20 Questions for John Bethel of Controlled Gree

John Bethel bought his first stock in 1986, and became devoted to value investing that same year after reading Warren Buffett’s “Superinvestors of Graham-and-Doddsville.” He became self-employed in 1994, and began investing all his own money at that time.

John writes Controlled Greed, a blog reporting his adventures as a stock picker. He personally owns every stock recommended on the site. Controlled Greed launched in April 2005; John’s reported stock picks have averaged +36.9% for the life of the blog through 2006. His stock picks averaged +27.5% for the year 2006 (both figures include dividends).

Visit Controlled Greed

1. Are you a value investor?

Yes.

2. What is value investing?

Stated simply, it’s buying a stock that’s trading for less than the underlying value of the company it represents. There may be different ways of measuring this, such as discounts to tangible book value or sum-of-the-parts analysis, among others, but that’s basically what it is.

3. What is your approach to investing?

I want to buy a company that’s undervalued, and that I can see a way or several potential ways for the value to be realized over the long term. Sometimes I get lucky and the stock price rises in several months, but my window upon buying is three to five years.

4. How do you evaluate a stock?

The process of finding a stock to invest in can take days or years. I start by reading, reading, and reading some more. I think you need to love reading generally to be a good value investor. My memory is that Warren Buffett told Charlie Rose on Rose’s PBS show that when he comes to the Berkshire Hathaway office every day he starts by reading newspapers, business magazines and annual reports. And that reading is the bulk of his job.

I also follow the holdings of some of my favorite investors. One of the things I like about Christopher Browne’s “The Little Book of Value Investing” is that he writes about this very approvingly.

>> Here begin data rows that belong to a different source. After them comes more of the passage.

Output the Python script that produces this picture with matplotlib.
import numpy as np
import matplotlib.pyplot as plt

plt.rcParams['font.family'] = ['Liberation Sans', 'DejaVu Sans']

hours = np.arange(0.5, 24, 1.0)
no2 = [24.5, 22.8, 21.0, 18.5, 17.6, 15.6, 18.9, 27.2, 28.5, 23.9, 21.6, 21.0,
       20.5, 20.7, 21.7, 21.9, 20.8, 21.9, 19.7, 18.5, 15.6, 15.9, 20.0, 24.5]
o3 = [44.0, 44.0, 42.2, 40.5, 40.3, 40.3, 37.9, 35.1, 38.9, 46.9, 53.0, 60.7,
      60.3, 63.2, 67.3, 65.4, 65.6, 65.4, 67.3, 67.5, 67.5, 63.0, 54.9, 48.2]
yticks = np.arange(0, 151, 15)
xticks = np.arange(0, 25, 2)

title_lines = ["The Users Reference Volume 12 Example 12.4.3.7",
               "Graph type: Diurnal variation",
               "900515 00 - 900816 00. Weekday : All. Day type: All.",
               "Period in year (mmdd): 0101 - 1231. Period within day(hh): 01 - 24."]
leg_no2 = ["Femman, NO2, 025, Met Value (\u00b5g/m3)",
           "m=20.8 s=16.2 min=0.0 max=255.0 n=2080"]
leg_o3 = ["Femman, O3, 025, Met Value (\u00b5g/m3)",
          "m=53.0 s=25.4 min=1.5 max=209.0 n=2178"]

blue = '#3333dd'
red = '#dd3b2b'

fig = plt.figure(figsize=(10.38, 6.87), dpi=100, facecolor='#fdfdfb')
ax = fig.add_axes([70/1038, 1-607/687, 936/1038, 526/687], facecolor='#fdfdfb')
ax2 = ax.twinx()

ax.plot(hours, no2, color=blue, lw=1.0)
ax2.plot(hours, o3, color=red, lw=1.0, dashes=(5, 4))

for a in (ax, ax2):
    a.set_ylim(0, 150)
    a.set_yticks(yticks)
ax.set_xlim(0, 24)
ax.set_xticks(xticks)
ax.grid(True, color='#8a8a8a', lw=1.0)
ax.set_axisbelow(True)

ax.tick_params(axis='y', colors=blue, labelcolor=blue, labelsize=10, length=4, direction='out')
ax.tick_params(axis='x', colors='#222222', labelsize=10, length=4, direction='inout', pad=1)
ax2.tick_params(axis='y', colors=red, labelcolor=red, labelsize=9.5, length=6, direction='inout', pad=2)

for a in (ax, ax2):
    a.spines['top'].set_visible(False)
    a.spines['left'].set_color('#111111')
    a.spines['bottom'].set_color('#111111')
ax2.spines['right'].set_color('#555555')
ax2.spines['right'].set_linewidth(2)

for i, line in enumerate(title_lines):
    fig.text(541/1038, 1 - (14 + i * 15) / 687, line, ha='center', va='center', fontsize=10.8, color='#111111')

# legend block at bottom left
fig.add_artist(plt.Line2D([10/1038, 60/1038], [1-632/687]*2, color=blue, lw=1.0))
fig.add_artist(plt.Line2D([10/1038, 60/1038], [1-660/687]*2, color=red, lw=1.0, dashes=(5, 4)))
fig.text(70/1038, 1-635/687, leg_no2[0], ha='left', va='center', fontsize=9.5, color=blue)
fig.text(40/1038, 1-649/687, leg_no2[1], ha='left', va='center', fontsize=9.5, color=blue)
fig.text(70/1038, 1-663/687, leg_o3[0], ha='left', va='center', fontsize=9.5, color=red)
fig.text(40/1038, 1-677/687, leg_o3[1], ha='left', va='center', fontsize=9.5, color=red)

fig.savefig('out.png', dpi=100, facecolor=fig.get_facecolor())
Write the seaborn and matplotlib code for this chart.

If the guys at Tweedy Browne are looking at what Peter Cundill, Mason Hawkins and Marty Whitman hold, and they’re all looking at each other’s portfolios, then it’s something you and I should be doing too. It’s a great way to build a list of candidates for investment.

That said, you shouldn’t buy a stock just because one of your favorite investors owns it. They may have bought it at a much lower price than what it’s going for once it’s reported, for one thing. And you still need to research it to make sure you understand it. Plus, many of the top-notch investors have portfolios with billions of dollars of assets — meaning they can’t take advantage of some smaller bargains.

Reading all this stuff as the years go by builds up a knowledge base. Sometimes I come across a story that makes sense, I research to confirm it, and make the stock purchase. Other times, it takes longer.